I decided I wanted off the ladder. I longed for normal weekends and a decent schedule. I felt I had three years left with my only child and knew she deserved a mother. I had stopped feeling like a mother. I had skipped concerts and parties and open houses and volunteering because I had to be at work and I was suddenly realized all the years that I had missed, all the time I would never get back. I had worked around the clock making the holidays special for others and then ultimately beginning to hate them, as I knew my work/life balance would struggle. My heart broke at the thought of losing the past decade or so. I knew something had to change.

I put some “feelers” out there. I applied with an engineering company in the county next door but then remembered that I would be going back to commuting (well over fifty minutes one way). I was having a pool day with a good friend who’d waited tables at the same restaurant for four years. She mentioned they needed someone full-time, day shift, Monday – Friday.

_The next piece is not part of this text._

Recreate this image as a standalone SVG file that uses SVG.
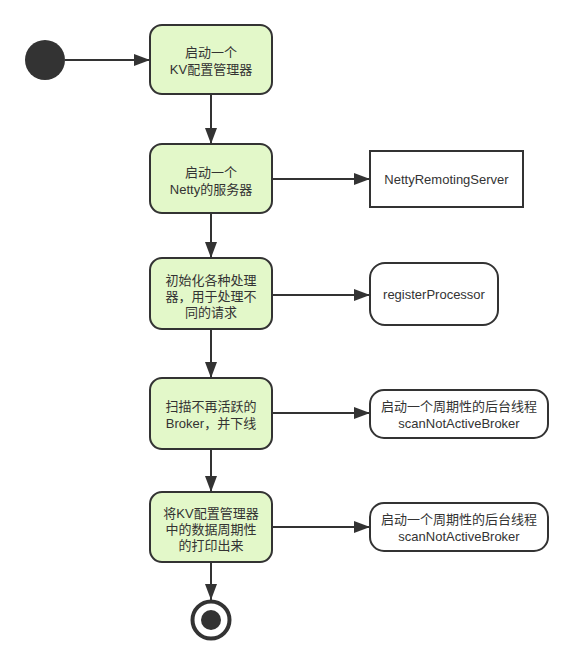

Go back to serving? Me? I’m in Management.

I applied. Went on vacation, did some soul searching. Talked to family and friends. There was a mixed reaction. Some said they understood, others confused I would be willing to go back to being “just a waitress”. I fought with myself, cried over the decision and then decided to take another leap of faith and see if I could step down and be a part-time associate while waiting tables full-time.

Instantly I was relieved. Not only would this give me more time with my daughter, but it would also free up time to get back to my passion – writing. My boss wasn’t thrilled but when I told him it was time for my daughter to have a mother – the rebuttals stopped. I think he understood. I simply could not be what they needed nor could they be what I needed.

The week before I stepped down I was home alone in my beautiful country home for four nights in a row due to my work schedule. I did have three wonderful dogs keeping me company, but I did not buy this house for them. What is the point in working to have things to enjoy if you don’t have time to enjoy them? Life is too short to be consumed by work. Children grow up fast and life doesn’t stop moving. We only get one chance at it. Make sure you are not slaving your life away for the wrong reasons. I am off the ladder and ready to be at home with less stress for this chapter of my life. I cannot wait to see how it reads.